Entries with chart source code
○ ○ ○
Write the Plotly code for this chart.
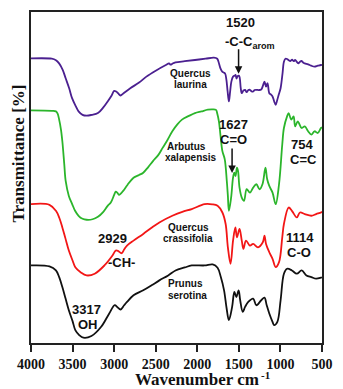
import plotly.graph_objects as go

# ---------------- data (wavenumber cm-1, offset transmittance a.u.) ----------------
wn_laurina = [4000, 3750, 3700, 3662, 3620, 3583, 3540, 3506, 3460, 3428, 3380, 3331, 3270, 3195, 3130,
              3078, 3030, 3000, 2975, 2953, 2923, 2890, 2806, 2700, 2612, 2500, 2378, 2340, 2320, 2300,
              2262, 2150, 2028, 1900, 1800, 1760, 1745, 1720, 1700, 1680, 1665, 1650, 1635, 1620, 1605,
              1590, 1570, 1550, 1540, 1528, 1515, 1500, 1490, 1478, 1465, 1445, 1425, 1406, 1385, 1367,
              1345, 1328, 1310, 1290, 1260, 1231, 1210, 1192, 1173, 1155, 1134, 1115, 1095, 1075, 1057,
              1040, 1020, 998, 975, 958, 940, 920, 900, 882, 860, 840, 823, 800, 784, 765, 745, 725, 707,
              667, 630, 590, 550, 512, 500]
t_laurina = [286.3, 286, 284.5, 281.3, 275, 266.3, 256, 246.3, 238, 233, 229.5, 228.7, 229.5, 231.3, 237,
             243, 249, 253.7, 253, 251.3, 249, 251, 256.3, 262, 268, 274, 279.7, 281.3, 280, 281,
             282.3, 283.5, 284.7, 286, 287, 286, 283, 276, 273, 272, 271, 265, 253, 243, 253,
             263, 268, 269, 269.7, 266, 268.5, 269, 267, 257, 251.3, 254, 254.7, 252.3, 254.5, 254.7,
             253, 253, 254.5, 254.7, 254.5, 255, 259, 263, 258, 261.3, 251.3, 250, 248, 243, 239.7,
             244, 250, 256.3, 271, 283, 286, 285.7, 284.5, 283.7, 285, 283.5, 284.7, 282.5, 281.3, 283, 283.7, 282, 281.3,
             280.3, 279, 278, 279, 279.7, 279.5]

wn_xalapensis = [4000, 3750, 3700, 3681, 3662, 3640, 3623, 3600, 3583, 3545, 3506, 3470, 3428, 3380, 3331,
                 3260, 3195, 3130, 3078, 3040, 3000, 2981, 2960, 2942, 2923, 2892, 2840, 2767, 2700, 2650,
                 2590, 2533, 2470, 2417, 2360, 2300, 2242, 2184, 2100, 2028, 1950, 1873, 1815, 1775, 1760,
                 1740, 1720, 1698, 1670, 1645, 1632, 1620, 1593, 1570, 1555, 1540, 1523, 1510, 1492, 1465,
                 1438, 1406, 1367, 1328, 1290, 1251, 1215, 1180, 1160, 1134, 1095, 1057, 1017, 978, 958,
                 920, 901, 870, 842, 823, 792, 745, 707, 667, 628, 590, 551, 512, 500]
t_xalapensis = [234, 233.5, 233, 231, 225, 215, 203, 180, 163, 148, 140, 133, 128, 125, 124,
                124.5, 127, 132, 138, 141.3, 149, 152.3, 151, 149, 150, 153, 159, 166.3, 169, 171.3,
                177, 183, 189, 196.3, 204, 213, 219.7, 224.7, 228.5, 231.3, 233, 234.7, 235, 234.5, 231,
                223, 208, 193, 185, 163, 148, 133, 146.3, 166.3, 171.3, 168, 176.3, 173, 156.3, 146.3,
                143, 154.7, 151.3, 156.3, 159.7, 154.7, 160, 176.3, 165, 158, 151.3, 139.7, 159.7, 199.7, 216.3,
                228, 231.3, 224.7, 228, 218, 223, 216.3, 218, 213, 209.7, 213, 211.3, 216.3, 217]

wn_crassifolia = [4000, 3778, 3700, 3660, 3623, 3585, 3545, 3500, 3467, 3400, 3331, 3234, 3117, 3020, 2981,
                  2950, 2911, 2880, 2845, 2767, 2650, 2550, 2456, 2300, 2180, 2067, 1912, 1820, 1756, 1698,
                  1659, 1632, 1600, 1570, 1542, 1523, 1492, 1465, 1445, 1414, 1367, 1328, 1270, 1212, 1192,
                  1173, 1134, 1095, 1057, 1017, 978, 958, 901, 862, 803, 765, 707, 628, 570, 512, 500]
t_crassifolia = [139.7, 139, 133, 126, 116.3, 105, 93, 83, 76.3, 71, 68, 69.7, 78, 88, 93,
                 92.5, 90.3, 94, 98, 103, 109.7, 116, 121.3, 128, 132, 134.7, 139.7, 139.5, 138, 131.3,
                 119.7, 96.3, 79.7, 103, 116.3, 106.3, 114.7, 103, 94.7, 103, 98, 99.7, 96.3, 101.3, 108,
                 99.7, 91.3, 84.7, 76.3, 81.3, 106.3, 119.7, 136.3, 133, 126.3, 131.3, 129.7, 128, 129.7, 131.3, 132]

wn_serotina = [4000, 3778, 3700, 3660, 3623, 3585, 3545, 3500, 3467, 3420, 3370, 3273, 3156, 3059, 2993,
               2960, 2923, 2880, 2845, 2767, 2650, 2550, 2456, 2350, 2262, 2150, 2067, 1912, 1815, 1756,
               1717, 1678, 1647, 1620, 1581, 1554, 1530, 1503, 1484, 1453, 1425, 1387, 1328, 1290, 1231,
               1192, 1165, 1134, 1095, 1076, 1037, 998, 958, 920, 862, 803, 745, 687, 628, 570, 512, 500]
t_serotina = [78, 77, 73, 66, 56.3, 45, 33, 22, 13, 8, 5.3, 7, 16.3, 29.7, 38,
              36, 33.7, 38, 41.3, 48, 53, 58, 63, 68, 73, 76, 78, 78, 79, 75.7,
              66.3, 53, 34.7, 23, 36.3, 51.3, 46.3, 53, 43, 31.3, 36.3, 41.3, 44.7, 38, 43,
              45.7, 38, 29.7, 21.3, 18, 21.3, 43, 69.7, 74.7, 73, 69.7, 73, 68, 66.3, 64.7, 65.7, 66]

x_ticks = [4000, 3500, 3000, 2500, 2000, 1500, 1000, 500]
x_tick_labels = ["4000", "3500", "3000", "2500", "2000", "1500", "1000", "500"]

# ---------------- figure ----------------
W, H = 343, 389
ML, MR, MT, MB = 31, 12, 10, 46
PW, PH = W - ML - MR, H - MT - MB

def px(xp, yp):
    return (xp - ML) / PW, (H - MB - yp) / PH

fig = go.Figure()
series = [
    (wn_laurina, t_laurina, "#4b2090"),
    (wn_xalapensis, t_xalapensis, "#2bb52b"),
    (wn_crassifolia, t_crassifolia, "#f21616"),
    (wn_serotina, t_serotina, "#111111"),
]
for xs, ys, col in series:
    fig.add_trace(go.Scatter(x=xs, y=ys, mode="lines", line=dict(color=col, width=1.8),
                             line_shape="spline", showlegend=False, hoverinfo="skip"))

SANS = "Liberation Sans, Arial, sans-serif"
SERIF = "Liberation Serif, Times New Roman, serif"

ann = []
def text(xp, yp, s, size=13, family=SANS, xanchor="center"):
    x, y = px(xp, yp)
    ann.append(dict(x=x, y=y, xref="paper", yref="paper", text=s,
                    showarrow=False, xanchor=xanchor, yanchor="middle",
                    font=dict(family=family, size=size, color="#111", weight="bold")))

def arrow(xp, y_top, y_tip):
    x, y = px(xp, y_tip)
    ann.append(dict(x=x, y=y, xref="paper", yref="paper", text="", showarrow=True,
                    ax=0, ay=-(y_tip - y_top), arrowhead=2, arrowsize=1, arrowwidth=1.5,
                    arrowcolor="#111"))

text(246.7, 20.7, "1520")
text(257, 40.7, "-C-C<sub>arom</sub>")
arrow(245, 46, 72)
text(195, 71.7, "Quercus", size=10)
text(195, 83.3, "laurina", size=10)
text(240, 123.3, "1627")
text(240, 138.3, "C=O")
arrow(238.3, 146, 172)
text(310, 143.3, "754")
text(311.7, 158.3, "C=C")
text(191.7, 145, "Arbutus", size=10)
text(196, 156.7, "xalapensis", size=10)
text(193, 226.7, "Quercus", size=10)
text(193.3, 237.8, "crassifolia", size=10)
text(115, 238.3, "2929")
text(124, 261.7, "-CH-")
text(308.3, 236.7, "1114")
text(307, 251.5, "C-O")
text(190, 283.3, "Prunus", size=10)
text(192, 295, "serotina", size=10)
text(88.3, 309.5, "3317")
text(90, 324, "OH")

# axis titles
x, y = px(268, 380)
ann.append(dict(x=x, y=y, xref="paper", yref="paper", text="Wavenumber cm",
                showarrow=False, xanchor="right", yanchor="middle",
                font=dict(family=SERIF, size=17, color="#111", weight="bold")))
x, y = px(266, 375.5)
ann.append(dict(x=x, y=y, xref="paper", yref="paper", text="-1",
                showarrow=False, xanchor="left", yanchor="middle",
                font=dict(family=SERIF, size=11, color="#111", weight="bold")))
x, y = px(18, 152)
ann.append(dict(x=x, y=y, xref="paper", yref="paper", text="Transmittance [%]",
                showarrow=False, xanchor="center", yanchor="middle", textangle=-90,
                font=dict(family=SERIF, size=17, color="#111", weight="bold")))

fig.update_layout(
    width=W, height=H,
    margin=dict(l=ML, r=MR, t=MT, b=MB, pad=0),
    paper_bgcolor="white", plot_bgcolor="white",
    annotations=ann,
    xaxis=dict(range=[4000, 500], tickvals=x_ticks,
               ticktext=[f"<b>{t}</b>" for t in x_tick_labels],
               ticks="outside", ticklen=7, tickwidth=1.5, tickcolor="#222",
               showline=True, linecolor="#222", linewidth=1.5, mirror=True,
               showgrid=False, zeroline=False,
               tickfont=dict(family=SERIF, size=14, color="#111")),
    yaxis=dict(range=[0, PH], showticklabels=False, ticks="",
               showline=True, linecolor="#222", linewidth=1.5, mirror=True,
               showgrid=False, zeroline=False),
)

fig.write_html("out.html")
○ ○ ○
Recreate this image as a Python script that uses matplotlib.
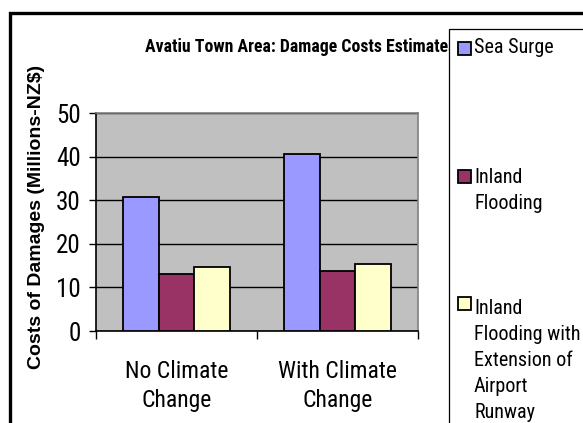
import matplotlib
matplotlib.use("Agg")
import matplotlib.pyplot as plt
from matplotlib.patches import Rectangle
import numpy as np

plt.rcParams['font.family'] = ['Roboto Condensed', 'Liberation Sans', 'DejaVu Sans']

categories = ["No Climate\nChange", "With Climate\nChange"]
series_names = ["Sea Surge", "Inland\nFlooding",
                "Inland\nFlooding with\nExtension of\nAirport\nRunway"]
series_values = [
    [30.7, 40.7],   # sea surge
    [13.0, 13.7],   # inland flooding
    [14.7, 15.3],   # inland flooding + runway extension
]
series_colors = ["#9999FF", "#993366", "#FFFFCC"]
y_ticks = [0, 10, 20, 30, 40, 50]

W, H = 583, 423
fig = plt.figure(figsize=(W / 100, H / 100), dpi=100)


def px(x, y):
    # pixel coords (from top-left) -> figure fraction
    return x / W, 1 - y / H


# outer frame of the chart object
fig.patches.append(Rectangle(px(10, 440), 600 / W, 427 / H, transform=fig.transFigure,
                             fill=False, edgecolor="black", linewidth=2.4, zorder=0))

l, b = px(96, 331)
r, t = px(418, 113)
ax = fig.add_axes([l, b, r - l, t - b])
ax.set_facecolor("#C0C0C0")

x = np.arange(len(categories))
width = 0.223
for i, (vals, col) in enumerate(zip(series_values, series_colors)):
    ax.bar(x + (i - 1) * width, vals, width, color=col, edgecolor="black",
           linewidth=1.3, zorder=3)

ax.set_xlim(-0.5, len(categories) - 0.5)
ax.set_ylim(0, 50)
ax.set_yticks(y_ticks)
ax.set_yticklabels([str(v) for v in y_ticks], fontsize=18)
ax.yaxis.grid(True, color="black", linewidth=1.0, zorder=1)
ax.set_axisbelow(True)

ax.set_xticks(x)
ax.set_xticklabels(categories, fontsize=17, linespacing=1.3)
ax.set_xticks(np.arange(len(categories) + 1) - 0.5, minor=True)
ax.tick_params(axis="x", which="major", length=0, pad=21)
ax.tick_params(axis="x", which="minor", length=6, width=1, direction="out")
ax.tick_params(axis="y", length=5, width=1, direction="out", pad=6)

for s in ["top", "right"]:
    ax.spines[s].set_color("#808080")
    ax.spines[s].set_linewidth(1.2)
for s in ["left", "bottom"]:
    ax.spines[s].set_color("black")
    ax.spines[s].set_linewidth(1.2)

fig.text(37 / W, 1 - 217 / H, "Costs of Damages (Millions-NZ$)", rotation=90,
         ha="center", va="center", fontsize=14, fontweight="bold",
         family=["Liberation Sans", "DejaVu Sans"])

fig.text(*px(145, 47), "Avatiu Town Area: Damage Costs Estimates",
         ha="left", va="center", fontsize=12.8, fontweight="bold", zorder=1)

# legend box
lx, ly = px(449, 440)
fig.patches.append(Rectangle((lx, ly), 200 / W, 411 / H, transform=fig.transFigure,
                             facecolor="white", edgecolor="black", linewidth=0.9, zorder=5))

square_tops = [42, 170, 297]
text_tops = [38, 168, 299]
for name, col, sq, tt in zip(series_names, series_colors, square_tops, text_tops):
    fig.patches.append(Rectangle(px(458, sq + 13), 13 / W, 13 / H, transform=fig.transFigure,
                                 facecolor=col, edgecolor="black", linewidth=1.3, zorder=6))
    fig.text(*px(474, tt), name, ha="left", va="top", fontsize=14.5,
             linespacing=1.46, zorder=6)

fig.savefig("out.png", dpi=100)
○ ○ ○
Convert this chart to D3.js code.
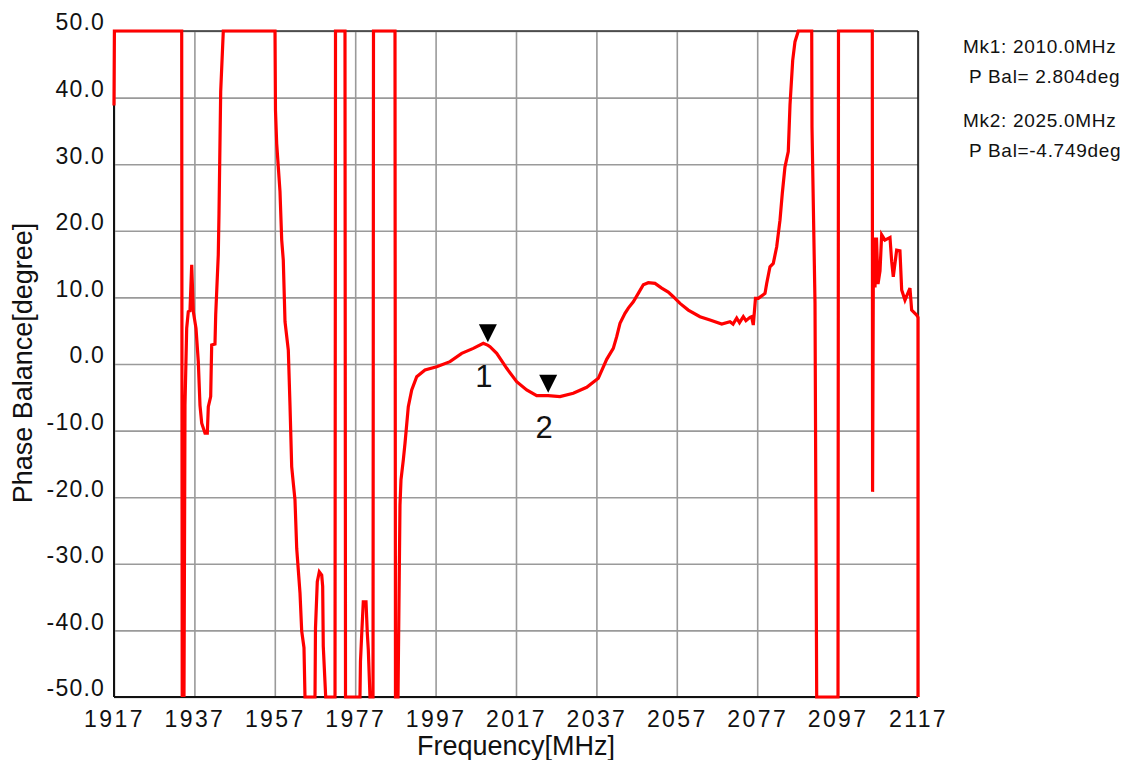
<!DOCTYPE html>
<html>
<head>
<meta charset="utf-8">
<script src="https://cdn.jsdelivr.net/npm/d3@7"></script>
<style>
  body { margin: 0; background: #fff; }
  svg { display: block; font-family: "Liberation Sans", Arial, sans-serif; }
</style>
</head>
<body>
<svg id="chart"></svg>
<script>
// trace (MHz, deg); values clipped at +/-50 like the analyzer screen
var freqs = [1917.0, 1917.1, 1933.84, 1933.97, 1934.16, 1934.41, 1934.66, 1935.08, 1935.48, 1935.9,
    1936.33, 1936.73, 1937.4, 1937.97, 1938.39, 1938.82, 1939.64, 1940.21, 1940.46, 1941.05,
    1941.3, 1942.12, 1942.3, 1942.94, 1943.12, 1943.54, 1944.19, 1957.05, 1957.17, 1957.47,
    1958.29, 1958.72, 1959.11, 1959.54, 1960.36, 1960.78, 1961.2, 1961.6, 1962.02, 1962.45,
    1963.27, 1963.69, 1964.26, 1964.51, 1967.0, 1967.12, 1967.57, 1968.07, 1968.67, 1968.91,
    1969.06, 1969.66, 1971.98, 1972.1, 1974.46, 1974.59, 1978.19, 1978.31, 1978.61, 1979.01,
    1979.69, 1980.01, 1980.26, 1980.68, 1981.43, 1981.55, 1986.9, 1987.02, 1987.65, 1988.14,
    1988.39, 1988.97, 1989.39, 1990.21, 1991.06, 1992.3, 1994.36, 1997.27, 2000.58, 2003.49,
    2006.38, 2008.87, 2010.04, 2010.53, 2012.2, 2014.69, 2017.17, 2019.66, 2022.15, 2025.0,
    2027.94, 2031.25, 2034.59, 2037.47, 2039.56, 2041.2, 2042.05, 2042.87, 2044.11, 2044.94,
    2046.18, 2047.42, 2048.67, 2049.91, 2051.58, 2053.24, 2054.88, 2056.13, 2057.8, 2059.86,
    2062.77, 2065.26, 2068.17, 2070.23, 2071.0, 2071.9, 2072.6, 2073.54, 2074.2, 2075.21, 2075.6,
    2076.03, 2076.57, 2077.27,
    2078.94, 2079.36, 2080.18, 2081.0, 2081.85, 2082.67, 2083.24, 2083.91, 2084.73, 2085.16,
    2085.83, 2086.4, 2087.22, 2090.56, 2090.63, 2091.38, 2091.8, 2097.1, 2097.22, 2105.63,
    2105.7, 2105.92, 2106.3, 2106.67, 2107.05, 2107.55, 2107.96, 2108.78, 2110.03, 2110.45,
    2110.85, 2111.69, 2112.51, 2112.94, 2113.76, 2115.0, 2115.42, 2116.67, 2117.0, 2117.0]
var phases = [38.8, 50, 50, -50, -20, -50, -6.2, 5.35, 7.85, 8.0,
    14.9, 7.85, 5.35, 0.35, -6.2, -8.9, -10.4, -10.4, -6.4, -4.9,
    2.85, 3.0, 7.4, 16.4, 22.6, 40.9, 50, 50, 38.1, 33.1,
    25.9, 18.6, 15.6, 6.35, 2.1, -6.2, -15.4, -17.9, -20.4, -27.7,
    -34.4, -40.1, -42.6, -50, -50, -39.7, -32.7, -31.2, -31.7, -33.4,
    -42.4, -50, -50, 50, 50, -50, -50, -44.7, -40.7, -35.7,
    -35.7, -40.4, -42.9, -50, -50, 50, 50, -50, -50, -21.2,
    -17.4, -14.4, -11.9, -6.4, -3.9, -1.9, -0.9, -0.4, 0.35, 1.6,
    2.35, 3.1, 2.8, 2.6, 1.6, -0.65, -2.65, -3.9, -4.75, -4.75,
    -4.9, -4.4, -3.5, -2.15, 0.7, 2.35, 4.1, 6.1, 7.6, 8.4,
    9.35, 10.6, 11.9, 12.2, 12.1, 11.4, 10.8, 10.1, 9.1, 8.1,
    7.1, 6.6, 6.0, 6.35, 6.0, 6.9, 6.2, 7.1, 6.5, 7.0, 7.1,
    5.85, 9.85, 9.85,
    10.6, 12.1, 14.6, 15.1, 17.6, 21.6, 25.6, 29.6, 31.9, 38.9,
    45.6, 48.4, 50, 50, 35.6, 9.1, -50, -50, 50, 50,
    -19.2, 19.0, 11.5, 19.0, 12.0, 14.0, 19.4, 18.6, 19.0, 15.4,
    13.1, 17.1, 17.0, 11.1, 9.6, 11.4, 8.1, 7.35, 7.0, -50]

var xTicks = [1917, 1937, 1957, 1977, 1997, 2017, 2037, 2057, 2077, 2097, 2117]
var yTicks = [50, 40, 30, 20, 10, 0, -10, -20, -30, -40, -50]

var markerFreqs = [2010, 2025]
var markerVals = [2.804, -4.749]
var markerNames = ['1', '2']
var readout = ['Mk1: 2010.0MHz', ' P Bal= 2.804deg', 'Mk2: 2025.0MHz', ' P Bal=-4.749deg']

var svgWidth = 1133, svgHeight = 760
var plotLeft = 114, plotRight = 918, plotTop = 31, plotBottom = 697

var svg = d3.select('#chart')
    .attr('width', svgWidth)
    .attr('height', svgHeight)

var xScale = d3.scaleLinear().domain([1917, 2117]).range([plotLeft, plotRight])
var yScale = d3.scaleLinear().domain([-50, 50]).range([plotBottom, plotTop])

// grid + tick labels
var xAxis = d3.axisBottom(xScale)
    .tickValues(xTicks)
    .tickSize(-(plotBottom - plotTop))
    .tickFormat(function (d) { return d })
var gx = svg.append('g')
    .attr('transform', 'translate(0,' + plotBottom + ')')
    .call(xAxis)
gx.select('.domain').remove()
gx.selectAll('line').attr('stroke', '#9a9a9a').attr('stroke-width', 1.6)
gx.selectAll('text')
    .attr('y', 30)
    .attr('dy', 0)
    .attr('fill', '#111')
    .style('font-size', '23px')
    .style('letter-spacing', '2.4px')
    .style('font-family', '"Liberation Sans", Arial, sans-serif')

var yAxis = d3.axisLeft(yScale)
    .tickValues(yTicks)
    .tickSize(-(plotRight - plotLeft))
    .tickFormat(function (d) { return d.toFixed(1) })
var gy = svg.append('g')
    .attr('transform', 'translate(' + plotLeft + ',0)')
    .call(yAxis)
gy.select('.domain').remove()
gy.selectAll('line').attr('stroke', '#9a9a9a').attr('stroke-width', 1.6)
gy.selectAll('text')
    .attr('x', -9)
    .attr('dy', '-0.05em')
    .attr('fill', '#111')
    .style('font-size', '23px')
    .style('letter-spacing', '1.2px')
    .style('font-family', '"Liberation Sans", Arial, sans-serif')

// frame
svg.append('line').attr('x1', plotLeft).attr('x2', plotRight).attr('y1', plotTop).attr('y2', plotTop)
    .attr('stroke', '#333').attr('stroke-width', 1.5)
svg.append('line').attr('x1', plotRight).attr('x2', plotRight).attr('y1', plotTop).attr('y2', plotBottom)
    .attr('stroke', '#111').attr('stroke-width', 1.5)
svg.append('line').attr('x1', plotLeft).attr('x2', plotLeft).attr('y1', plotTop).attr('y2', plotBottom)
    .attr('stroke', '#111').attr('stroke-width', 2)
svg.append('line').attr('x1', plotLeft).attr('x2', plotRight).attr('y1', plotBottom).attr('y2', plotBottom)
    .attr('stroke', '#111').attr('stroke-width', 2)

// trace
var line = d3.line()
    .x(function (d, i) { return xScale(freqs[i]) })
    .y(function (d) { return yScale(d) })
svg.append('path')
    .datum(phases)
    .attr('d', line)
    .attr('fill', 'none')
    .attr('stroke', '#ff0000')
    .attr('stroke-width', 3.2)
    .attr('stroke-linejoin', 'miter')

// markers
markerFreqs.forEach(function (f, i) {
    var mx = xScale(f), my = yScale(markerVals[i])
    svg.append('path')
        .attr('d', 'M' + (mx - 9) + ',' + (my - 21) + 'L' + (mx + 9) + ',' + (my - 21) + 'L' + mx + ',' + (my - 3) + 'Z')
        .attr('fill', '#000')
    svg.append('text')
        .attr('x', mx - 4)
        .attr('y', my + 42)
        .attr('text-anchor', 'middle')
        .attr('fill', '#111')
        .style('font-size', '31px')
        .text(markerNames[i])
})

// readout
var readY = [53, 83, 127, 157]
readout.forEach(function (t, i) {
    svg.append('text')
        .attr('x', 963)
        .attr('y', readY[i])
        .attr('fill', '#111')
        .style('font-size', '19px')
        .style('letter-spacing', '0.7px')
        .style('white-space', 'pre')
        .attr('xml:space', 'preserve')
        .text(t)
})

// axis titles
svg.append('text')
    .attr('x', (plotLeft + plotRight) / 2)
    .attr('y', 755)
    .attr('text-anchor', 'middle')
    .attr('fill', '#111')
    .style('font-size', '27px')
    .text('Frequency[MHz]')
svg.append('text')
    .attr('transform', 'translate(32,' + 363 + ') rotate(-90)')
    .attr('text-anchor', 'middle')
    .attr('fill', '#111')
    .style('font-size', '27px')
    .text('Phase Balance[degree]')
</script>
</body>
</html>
○ ○ ○
- The request -
Lines from the one with "Write the Plotly code for this chart." through the one with "import plotly.graph_objects as go" are the only ones to quote. Quote them exactly and leave out pictures.

- Result of the exercise -
Write the Plotly code for this chart.
import plotly.graph_objects as go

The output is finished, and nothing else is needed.